Task prompt = Find the lines with the string "image" and return them.

The data =
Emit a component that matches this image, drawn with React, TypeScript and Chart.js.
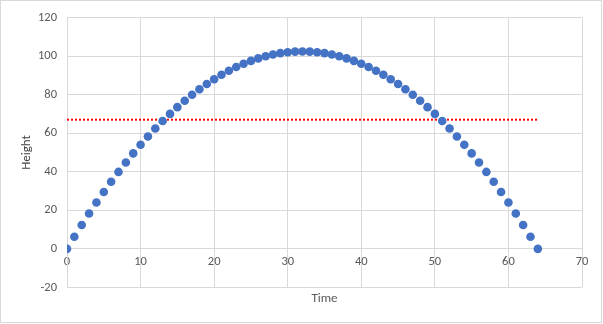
import React, { useEffect, useRef } from "react";
import { Chart, registerables } from "chart.js";

Chart.register(...registerables);

const times: number[] = [
  0, 1, 2, 3, 4, 5, 6, 7, 8, 9, 10, 11, 12, 13, 14, 15, 16, 17, 18, 19, 20, 21,
  22, 23, 24, 25, 26, 27, 28, 29, 30, 31, 32, 33, 34, 35, 36, 37, 38, 39, 40, 41,
  42, 43, 44, 45, 46, 47, 48, 49, 50, 51, 52, 53, 54, 55, 56, 57, 58, 59, 60, 61,
  62, 63, 64,
];

const heights: number[] = [
  0, 6.3, 12.4, 18.3, 24.0, 29.5, 34.8, 39.9, 44.8, 49.5, 54.0, 58.3, 62.4, 66.3,
  70.0, 73.5, 76.8, 79.9, 82.8, 85.5, 88.0, 90.3, 92.4, 94.3, 96.0, 97.5, 98.8,
  99.9, 100.8, 101.5, 102.0, 102.3, 102.4, 102.3, 102.0, 101.5, 100.8, 99.9, 98.8,
  97.5, 96.0, 94.3, 92.4, 90.3, 88.0, 85.5, 82.8, 79.9, 76.8, 73.5, 70.0, 66.3,
  62.4, 58.3, 54.0, 49.5, 44.8, 39.9, 34.8, 29.5, 24.0, 18.3, 12.4, 6.3, 0,
];

const refLineX: number[] = [0, 64];
const refLineY: number[] = [67, 67];

const FONT = "Calibri, Carlito, 'Liberation Sans', Arial, sans-serif";

const frame = {
  id: "frame",
  beforeDraw(chart: any) {
    const { ctx, width, height } = chart;
    ctx.save();
    ctx.fillStyle = "#ffffff";
    ctx.fillRect(0, 0, width, height);
    ctx.strokeStyle = "#d9d9d9";
    ctx.lineWidth = 1;
    ctx.strokeRect(0.5, 0.5, width - 2, height - 2);
    ctx.restore();
  },
};

export default function App() {
  const ref = useRef<HTMLCanvasElement | null>(null);

  useEffect(() => {
    document.body.style.margin = "0";
    const canvas = ref.current;
    if (!canvas) return;
    const chart = new Chart(canvas, {
      type: "scatter",
      data: {
        datasets: [
          {
            label: "Height",
            data: times.map((t, i) => ({ x: t, y: heights[i] })),
            backgroundColor: "#4472C4",
            borderColor: "#4472C4",
            pointRadius: 4.3,
            pointBorderWidth: 0,
          },
          {
            type: "line",
            label: "Reference",
            data: refLineX.map((x, i) => ({ x, y: refLineY[i] })),
            borderColor: "#FF0000",
            borderWidth: 2,
            borderDash: [2, 2],
            pointRadius: 0,
            showLine: true,
            fill: false,
          } as any,
        ],
      },
      options: {
        responsive: false,
        animation: false,
        layout: { padding: { left: 0, right: 21, top: 15, bottom: 0 } },
        plugins: {
          legend: { display: false },
          tooltip: { enabled: false },
          title: {
            display: true,
            text: "Time",
            position: "bottom",
            fullSize: false,
            color: "#595959",
            font: { family: FONT, size: 13, weight: "normal" },
            padding: { top: 4, bottom: 17 },
          },
        },
        scales: {
          x: {
            type: "linear",
            position: { y: 0 } as any,
            min: 0,
            max: 70,
            ticks: {
              stepSize: 10,
              color: "#595959",
              padding: 6,
              font: { family: FONT, size: 12.5 },
            },
            grid: { color: "#d9d9d9", drawTicks: false, lineWidth: 1 },
            border: { color: "#d9d9d9" },
          },
          y: {
            type: "linear",
            position: "left",
            min: -20,
            max: 120,
            ticks: {
              stepSize: 20,
              color: "#595959",
              padding: 10,
              font: { family: FONT, size: 12.5 },
            },
            grid: { color: "#d9d9d9", drawTicks: false, lineWidth: 1 },
            border: { color: "#d9d9d9" },
            title: {
              display: true,
              text: "Height",
              color: "#404040",
              font: { family: FONT, size: 13 },
              padding: { top: 19, bottom: 0 },
            },
            afterFit: (scale: any) => {
              scale.width = 67;
            },
          },
        },
      },
      plugins: [frame],
    });
    return () => chart.destroy();
  }, []);

  return <canvas ref={ref} width={603} height={324} style={{ display: "block" }} />;
}
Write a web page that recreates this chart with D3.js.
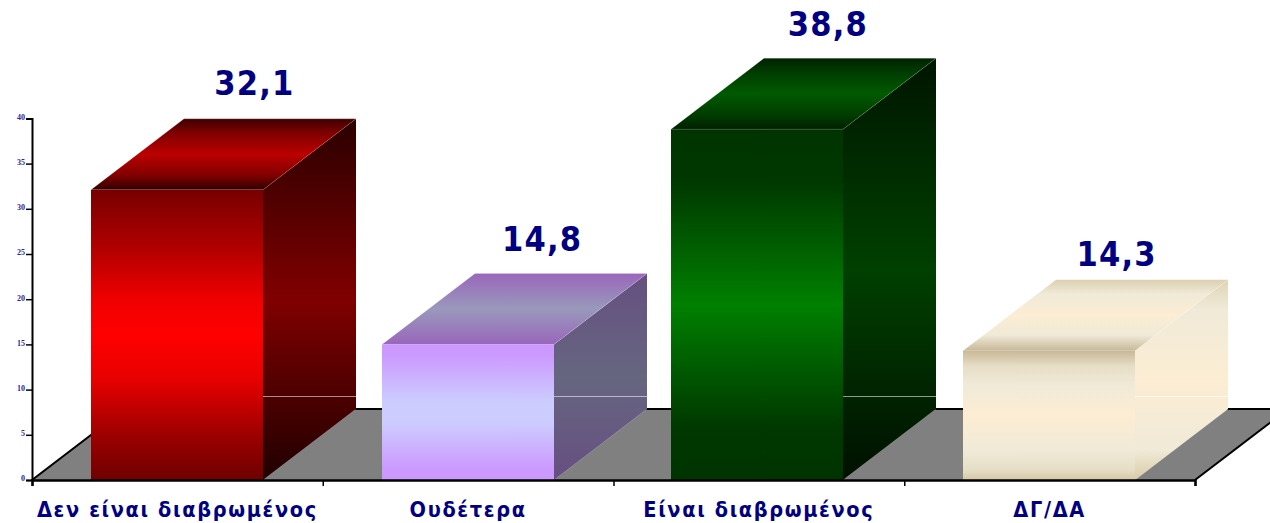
<!DOCTYPE html>
<html><head><meta charset="utf-8">
<script src="https://cdn.jsdelivr.net/npm/d3@7"></script>
<style>
html,body{margin:0;padding:0;background:#fff;overflow:hidden}
svg{display:block}
.cat{font:bold 21.5px "DejaVu Sans Condensed","DejaVu Sans";font-stretch:condensed;letter-spacing:1.65px;fill:#000080;text-anchor:middle}
.val{font:bold 34px "DejaVu Sans Condensed","DejaVu Sans";font-stretch:condensed;letter-spacing:1.2px;fill:#000080;text-anchor:middle}
.yt text{font:bold 8px "Liberation Serif";fill:#2a2a9a}
</style></head><body>
<svg id="c" width="1270" height="523"></svg>
<script>
const categories = ["Δεν είναι διαβρωμένος","Ουδέτερα","Είναι διαβρωμένος","ΔΓ/ΔΑ"];
const values = [32.1,15.0,38.8,14.3];
const valueLabels = ["32,1","14,8","38,8","14,3"];
const yTicks = [0,5,10,15,20,25,30,35,40];
const frontStops = [
 [[0,"#780000"],[.2,"#b00000"],[.38,"#f00000"],[.5,"#ff0000"],[.65,"#e80000"],[.86,"#980000"],[1,"#700000"]],
 [[0,"#cc99ff"],[.08,"#cc99ff"],[.42,"#ccccff"],[.58,"#ccccff"],[.92,"#cc99ff"],[1,"#cc99ff"]],
 [[0,"#003300"],[.15,"#003800"],[.5,"#008000"],[.85,"#003800"],[1,"#003300"]],
 [[0,"#c8b898"],[.12,"#e6dec6"],[.27,"#f0ead8"],[.42,"#f9ecd4"],[.5,"#fcedd3"],[.58,"#f9ecd4"],[.77,"#f0ead8"],[.92,"#e6dec6"],[1,"#d6c8a6"]]
];
const topStops = [
 [[0,"#3d0000"],[.2,"#800000"],[.5,"#bb0000"],[.8,"#800000"],[1,"#300000"]],
 [[0,"#9966bb"],[.5,"#9999bb"],[1,"#9966bb"]],
 [[0,"#002200"],[.2,"#003c00"],[.5,"#005a00"],[.8,"#003c00"],[1,"#002000"]],
 [[0,"#dccfb0"],[.2,"#f0ead8"],[.5,"#fcedd3"],[.78,"#f0ead8"],[1,"#c8b898"]]
];
const sideStops = [
 [[0,"#2a0000"],[.5,"#800000"],[1,"#200000"]],
 [[0,"#664f80"],[.5,"#666680"],[1,"#664f80"]],
 [[0,"#001500"],[.5,"#004000"],[1,"#001000"]],
 [[0,"#dfd4b6"],[.15,"#f0ead8"],[.5,"#fcedd3"],[.85,"#f0ead8"],[1,"#d8cba8"]]
];

const left=32,right=1195,base=480,yTop=118.4;
const dx=93,dy=71,bw=172;
const barNudge=[0,0,-2,-1];
const labelDx=[77,74,69,67], labelGap=[24,22,22,14];
const sideLineY=396;

const svg=d3.select("#c");
const x=d3.scaleBand().domain(categories).range([left,right]);
const y=d3.scaleLinear().domain([0,40]).range([base,yTop]);
const line=d3.line();
const defs=svg.append("defs");
function grad(id,stops){
  const g=defs.append("linearGradient").attr("id",id).attr("x1",0).attr("y1",0).attr("x2",0).attr("y2",1);
  g.selectAll("stop").data(stops).join("stop").attr("offset",d=>d[0]).attr("stop-color",d=>d[1]);
}
categories.forEach((c,i)=>{grad("f"+i,frontStops[i]);grad("t"+i,topStops[i]);grad("s"+i,sideStops[i]);});

// floor
svg.append("path").attr("fill","#808080")
  .attr("d",line([[left,base],[left+dx,base-dy],[right+dx,base-dy],[right,base]])+"Z");
svg.append("path").attr("fill","none").attr("stroke","#000").attr("stroke-width",2)
  .attr("d",line([[left,base],[left+dx,base-dy],[right+dx,base-dy]]));
svg.append("path").attr("fill","none").attr("stroke","#000").attr("stroke-width",2)
  .attr("d",line([[right,base],[right+dx,base-dy]]));

// bars
const bars=svg.selectAll("g.bar").data(categories).join("g").attr("class","bar");
const X0=(d,i)=>Math.round(x(d)+(x.bandwidth()-bw)/2+barNudge[i]);
const edge="rgba(255,255,255,.25)";
bars.append("path").attr("fill",(d,i)=>`url(#s${i})`)
  .attr("d",(d,i)=>{const a=X0(d,i)+bw,t=y(values[i]);return line([[a,base],[a,t],[a+dx,t-dy],[a+dx,base-dy]])+"Z";});
bars.append("path").attr("fill","none").attr("stroke",edge).attr("stroke-width",.7)
  .attr("d",(d,i)=>{const a=X0(d,i)+bw;return line([[a,base],[a+dx,base-dy]]);});
bars.append("line").attr("stroke","rgba(255,255,255,.55)").attr("stroke-width",1)
  .attr("x1",(d,i)=>X0(d,i)+bw).attr("x2",(d,i)=>X0(d,i)+bw+dx)
  .attr("y1",sideLineY+.5).attr("y2",sideLineY+.5);
bars.append("path").attr("fill",(d,i)=>`url(#t${i})`).attr("stroke",edge).attr("stroke-width",.6)
  .attr("d",(d,i)=>{const a=X0(d,i),t=y(values[i]);return line([[a,t],[a+dx,t-dy],[a+bw+dx,t-dy],[a+bw,t]])+"Z";});
bars.append("rect").attr("fill",(d,i)=>`url(#f${i})`)
  .attr("x",X0).attr("width",bw).attr("y",(d,i)=>y(values[i])).attr("height",(d,i)=>base-y(values[i]));

// axes
const yAxis=svg.append("g").attr("class","yt").attr("transform",`translate(${left},0)`)
  .call(d3.axisLeft(y).tickValues(yTicks).tickSize(6).tickPadding(1));
yAxis.select(".domain").attr("stroke","#000").attr("stroke-width",2);
yAxis.selectAll(".tick line").attr("stroke","#000").attr("stroke-width",1.5);
yAxis.selectAll(".tick text").attr("dy","0.1em");
const edges=d3.scaleLinear().domain([0,categories.length]).range([left,right]);
const xAxis=svg.append("g").attr("transform",`translate(0,${base})`)
  .call(d3.axisBottom(edges).tickValues(d3.range(categories.length+1)).tickSize(6).tickFormat(""));
xAxis.select(".domain").attr("stroke","#000").attr("stroke-width",2.5);
xAxis.selectAll(".tick line").attr("stroke","#000").attr("stroke-width",1.5);

// text
svg.selectAll("text.cat").data(categories).join("text").attr("class","cat")
  .attr("x",d=>x(d)+x.bandwidth()/2).attr("y",517).text(d=>d);
svg.selectAll("text.val").data(valueLabels).join("text").attr("class","val")
  .attr("x",(d,i)=>x(categories[i])+x.bandwidth()/2+labelDx[i])
  .attr("y",(d,i)=>y(values[i])-dy-labelGap[i]).text(d=>d);
</script></body></html>
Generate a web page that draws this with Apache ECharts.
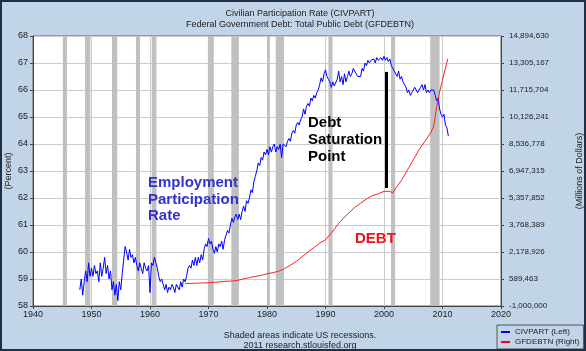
<!DOCTYPE html>
<html>
<head>
<meta charset="utf-8">
<script src="https://cdn.jsdelivr.net/npm/echarts@6/dist/echarts.min.js"></script>
<style>
  html, body { margin: 0; padding: 0; }
  #chart { width: 586px; height: 351px; }
</style>
</head>
<body>
<div id="chart"></div>
<script>
// CIVPART, quarterly readings from 1948 Q1
const civStart = 1948;
const civStep = 0.25;
const civpart = [
  58.6, 59.0, 58.4, 58.9,   59.3, 58.9, 59.6, 59.1,   59.4, 59.1, 59.5, 59.2,
  59.3, 58.9, 59.6, 59.1,   59.4, 59.8, 59.2, 59.5,   59.0, 59.3, 58.6, 58.9,
  58.4, 58.8, 58.2, 58.9,   58.6, 59.2, 59.7, 60.2,   60.0, 59.7, 60.1, 59.8,
  59.9, 59.6, 59.8, 59.5,   59.3, 59.6, 59.4, 59.2,   59.6, 59.4, 59.3, 59.5,
  58.5, 59.6, 59.5, 59.8,   59.6, 59.4, 59.1, 58.9,   59.0, 58.8, 58.6, 58.8,
  58.5, 58.7, 58.6, 58.8,   58.7, 58.5, 58.8, 58.7,   58.6, 58.9, 58.7, 59.0,
  58.9, 59.1, 59.4, 59.5,   59.4, 59.7, 59.5, 59.8,   59.5, 59.8, 59.6, 59.9,
  59.7, 60.1, 60.3, 60.2,   60.5, 60.3, 60.4, 60.1,   59.95, 60.2, 60.0, 60.3,
  60.2, 60.4, 60.1, 60.45,  60.5, 60.8, 60.7, 61.0,   61.25, 61.1, 61.3, 61.4,
  61.2, 61.4, 61.2, 61.5,   61.7, 61.5, 61.9, 61.8,   62.0, 62.3, 62.2, 62.6,
  62.8, 63.0, 63.3, 63.2,   63.5, 63.4, 63.7, 63.6,   63.8, 63.6, 63.9, 63.7,
  63.9, 64.0, 63.7, 63.9,   63.8, 64.0, 63.5, 64.0,   64.0, 63.9, 64.1, 64.2,
  64.1, 64.4, 64.5, 64.4,   64.7, 64.8, 64.7, 64.9,   65.0, 65.3, 65.1, 65.4,
  65.5, 65.4, 65.7, 65.6,   65.8, 65.7, 65.9, 66.0,   66.2, 66.45, 66.3, 66.6,
  66.75, 66.5, 66.4, 66.3,  66.1, 66.3, 66.15, 66.2,  66.4, 66.7, 66.3, 66.5,
  66.2, 66.6, 66.3, 66.5,   66.7, 66.5, 66.6, 66.8,   66.85, 66.6, 66.5, 66.45,
  66.5, 66.8, 66.7, 67.0,   66.9, 67.1, 67.0, 67.1,   67.05, 67.15, 67.0, 67.2,
  67.1, 67.05, 67.2, 67.1,  67.25, 67.1, 67.2, 67.05, 67.15, 66.9, 66.8, 66.7,
  66.6, 66.5, 66.7, 66.4,   66.5, 66.3, 66.3, 66.1,   65.9, 66.0, 65.8, 65.9,
  65.9, 66.1, 66.0, 65.9,   66.0, 66.1, 66.2, 66.0,   66.2, 65.9, 66.0, 65.9,
  66.0, 65.95, 66.0, 65.8,  65.6, 65.7, 65.3, 65.1,   65.0, 65.1, 64.7, 64.6,
  64.3
];

// GFDEBTN, millions of dollars
const debtYears = [
  1966, 1967, 1968, 1969, 1970, 1971, 1972, 1973, 1974, 1975, 1976, 1977,
  1978, 1979, 1980, 1981, 1982, 1983, 1984, 1985, 1986, 1987, 1988, 1989,
  1990, 1991, 1992, 1993, 1994, 1995, 1996, 1997, 1998, 1999, 2000, 2001,
  2001.5, 2002, 2003, 2004, 2005, 2006, 2007, 2008, 2008.5, 2009, 2009.5,
  2010, 2010.5, 2010.9
];
const debtValues = [
  321000, 330000, 345000, 355000, 370000, 395000, 425000, 455000, 470000, 510000, 600000, 670000,
  740000, 800000, 900000, 960000, 1050000, 1200000, 1400000, 1620000, 1900000, 2180000, 2430000, 2700000,
  2900000, 3300000, 3750000, 4150000, 4480000, 4800000, 5050000, 5300000, 5500000, 5600000, 5750000, 5750000,
  5650000, 5940000, 6400000, 7000000, 7600000, 8200000, 8700000, 9200000, 9600000, 10700000, 11600000,
  12300000, 13000000, 13550000
];

// NBER recessions [start, end]
const recessions = [
  [1945.1, 1945.8], [1948.9, 1949.8], [1953.5, 1954.4], [1957.6, 1958.3],
  [1960.3, 1961.1], [1969.9, 1970.9], [1973.9, 1975.2], [1980.0, 1980.5],
  [1981.5, 1982.9], [1990.5, 1991.2], [2001.2, 2001.9], [2007.9, 2009.5]
];

const leftTicks = [58, 59, 60, 61, 62, 63, 64, 65, 66, 67, 68];
const rightTicks = [-1000000, 589463, 2178926, 3768389, 5357852, 6947315,
  8536778, 10126241, 11715704, 13305167, 14894630];
const yearTicks = [1940, 1950, 1960, 1970, 1980, 1990, 2000, 2010, 2020];

const civData = civpart.map((v, i) => [civStart + i * civStep, v]);
const debtData = debtYears.map((y, i) => [y, debtValues[i]]);

// dotted light blue backdrop
const tex = document.createElement('canvas');
tex.width = 2; tex.height = 2;
const tctx = tex.getContext('2d');
tctx.fillStyle = '#b7cee7'; tctx.fillRect(0, 0, 2, 2);
tctx.fillStyle = '#c8dbef'; tctx.fillRect(0, 0, 1, 1); tctx.fillRect(1, 1, 1, 1);

const chart = echarts.init(document.getElementById('chart'));
const fontFam = 'Liberation Sans, Arial, sans-serif';

const option = {
  backgroundColor: { image: tex, repeat: 'repeat' },
  animation: false,
  textStyle: { fontFamily: fontFam },
  title: [
    {
      text: 'Civilian Participation Rate (CIVPART)',
      subtext: 'Federal Government Debt: Total Public Debt (GFDEBTN)',
      left: 295, textAlign: 'center', top: 4, itemGap: 2,
      textStyle: { fontSize: 9, fontWeight: 'normal', color: '#222' },
      subtextStyle: { fontSize: 9, color: '#222' }
    },
    {
      text: 'Shaded areas indicate US recessions.',
      subtext: '2011 research.stlouisfed.org',
      left: 295, textAlign: 'center', top: 326, itemGap: 1,
      textStyle: { fontSize: 9, fontWeight: 'normal', color: '#222' },
      subtextStyle: { fontSize: 9, color: '#222' }
    }
  ],
  legend: {
    data: ['CIVPART (Left)', 'GFDEBTN (Right)'],
    orient: 'vertical',
    left: 497, top: 325,
    itemWidth: 9, itemHeight: 2, itemGap: 2,
    icon: 'rect',
    padding: [3, 4, 3, 4],
    borderColor: '#555', borderWidth: 1,
    textStyle: { fontSize: 8, color: '#222' }
  },
  grid: {
    left: 33, right: 85, top: 36, bottom: 45,
    outerBoundsMode: 'none',
    show: true, backgroundColor: '#ffffff', borderColor: '#666', borderWidth: 1
  },
  xAxis: {
    type: 'value', min: 1940, max: 2020, interval: 10,
    axisLine: { onZero: false, lineStyle: { color: '#444' } },
    axisTick: { length: 3, lineStyle: { color: '#444' }, customValues: yearTicks },
    axisLabel: { fontSize: 9, color: '#222', margin: 4, customValues: yearTicks, formatter: v => String(v) },
    splitLine: { show: true, lineStyle: { color: '#cccccc' } }
  },
  yAxis: [
    {
      type: 'value', min: 58, max: 68, interval: 1,
      axisLine: { show: true, onZero: false, lineStyle: { color: '#444' } },
      axisTick: { show: true, length: 3, lineStyle: { color: '#444' }, customValues: leftTicks },
      axisLabel: { fontSize: 9, color: '#222', margin: 5, customValues: leftTicks },
      splitLine: { show: true, lineStyle: { color: '#cccccc' } }
    },
    {
      type: 'value', min: -1000000, max: 14894630, interval: 1589463,
      position: 'right',
      name: '(Millions of Dollars)', nameLocation: 'middle', nameGap: 74,
      nameRotate: 90,
      nameTextStyle: { fontSize: 9, color: '#222' },
      axisLine: { show: true, onZero: false, lineStyle: { color: '#444' } },
      axisTick: { show: true, length: 3, lineStyle: { color: '#444' }, customValues: rightTicks },
      axisLabel: {
        fontSize: 8, color: '#222', margin: 8, customValues: rightTicks,
        formatter: v => Math.round(v).toLocaleString('en-US')
      },
      splitLine: { show: false }
    }
  ],
  series: [
    {
      name: 'recessions',
      type: 'line',
      data: [],
      silent: true,
      markArea: {
        silent: true,
        itemStyle: { color: '#c0c0c0', opacity: 1 },
        data: recessions.map(r => [{ xAxis: r[0] }, { xAxis: r[1] }])
      }
    },
    {
      name: 'CIVPART (Left)',
      type: 'line',
      yAxisIndex: 0,
      data: civData,
      showSymbol: false,
      color: '#0000ff',
      lineStyle: { width: 1, color: '#0000ff' },
      z: 3,
      markLine: {
        silent: true,
        symbol: 'none',
        label: { show: false },
        lineStyle: { color: '#000', width: 3, type: 'solid' },
        data: [[{ coord: [2000.4, 66.67] }, { coord: [2000.4, 62.37] }]]
      }
    },
    {
      name: 'GFDEBTN (Right)',
      type: 'line',
      yAxisIndex: 1,
      data: debtData,
      showSymbol: false,
      color: '#ff0000',
      lineStyle: { width: 1, color: '#ff2020' },
      z: 3
    }
  ],
  graphic: [
    {
      type: 'text', x: 9, y: 171, rotation: Math.PI / 2, z: 10,
      style: {
        text: '(Percent)', fill: '#222', font: '9px ' + fontFam,
        align: 'center', verticalAlign: 'middle'
      }
    },
    {
      type: 'text', left: 148, top: 175, z: 10,
      style: {
        text: 'Employment\nParticipation\nRate', fill: '#3333cc',
        font: 'bold 15px ' + fontFam, lineHeight: 16.5
      }
    },
    {
      type: 'text', left: 308, top: 114, z: 10,
      style: {
        text: 'Debt\nSaturation\nPoint', fill: '#000',
        font: 'bold 15px ' + fontFam, lineHeight: 17
      }
    },
    {
      type: 'text', left: 355, top: 231, z: 10,
      style: { text: 'DEBT', fill: '#e8141e', font: 'bold 15px ' + fontFam }
    },
    {
      type: 'rect', z: 20, silent: true,
      shape: { x: 1, y: 1, width: 584, height: 349 },
      style: { fill: 'none', stroke: '#1f2f45', lineWidth: 2 }
    }
  ]
};

chart.setOption(option);
</script>
</body>
</html>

Worked answer =
Emit a component that matches this image, drawn with React, TypeScript and Chart.js.
  backgroundColor: { image: tex, repeat: 'repeat' },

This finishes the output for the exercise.